GLDF Revue : Points de Vue Initiatiques 4T/1987

De l'utopie d'être Franc-Maçon
 au XXéme siècle

 Hegel nous dit que "Le soleil de l'histoire universelle s'est levé à Orient, a culminé sur l'espace méditerranéen et se couche à Misent sur notre chrétienté occidentale".

Aucun doute, la civilisation industrielle des démocraties du monde libre, enivrée par ses propres tours de passe-passe générateurs d'une trompeuse prospérité, entraîne en chancelant l'humanité vers le gouffre.

Tawney parlait déjà, en 1920, dans son "Acquisitive Society" des trois piliers de notre civilisation industrielle :

-- La propriété privée, le pouvoir et le profit.

Les droits inaliénables de l'individu du XX' siècle sont devenus l'appât du gain, la soif de posséder et la volonté de réaliser des pro­fits tout en respectant, autant que faire se peut, la Loi.

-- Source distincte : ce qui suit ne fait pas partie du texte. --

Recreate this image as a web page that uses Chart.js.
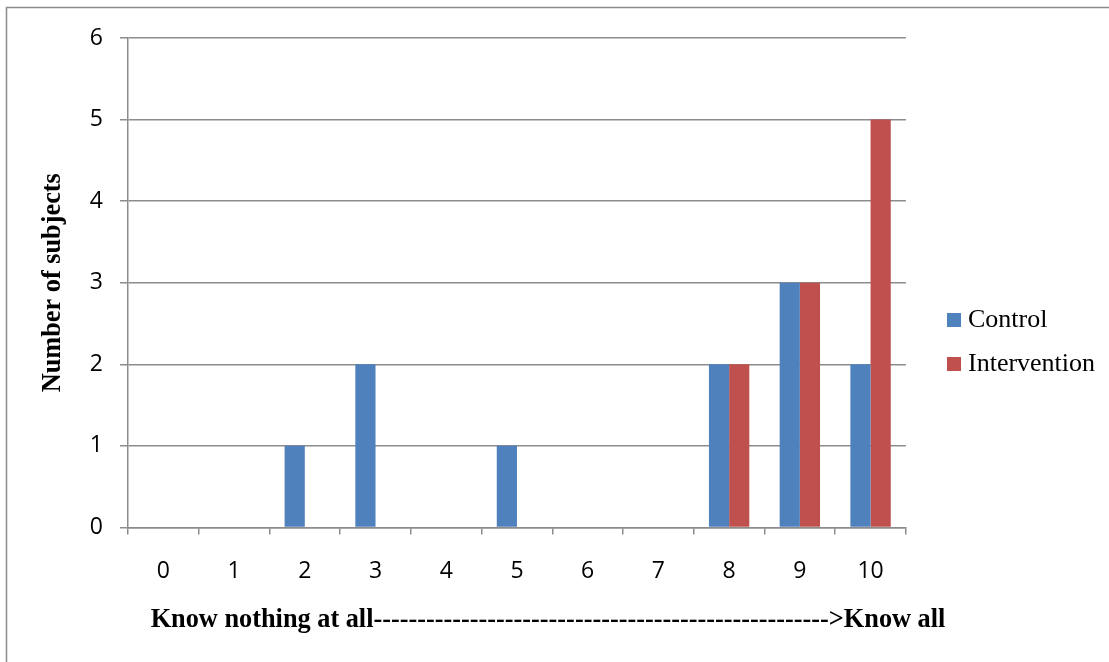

Hélas, la tri­logie - Croissance infinie, Liberté individuelle et Droit au bonheur absolu - s'est démontrée par l'absurde.

Le Phénix de notre société moderne qui s'était élevé avec autant d'ardeur contre les faiblesses dissociatives de notre culture judéo- chrétienne, n'a su que se muer en cette triste fin de siècle, en une pouilleuse corneille dont les ailes déplumées dévoilent sans pudeur des abcès de corruption et d'infamie.

Quelle sublime transparence.

La perfection pathologique de notre monde aseptisé, flottant sur les débris de la civilisation, fonctionne suivant un étroit réseau de concepts abstraits programmés, comme le déficit de la balance commerciale extérieure, le taux d'intérêt bancaire ou celui du chômage, et bien d'autres encore.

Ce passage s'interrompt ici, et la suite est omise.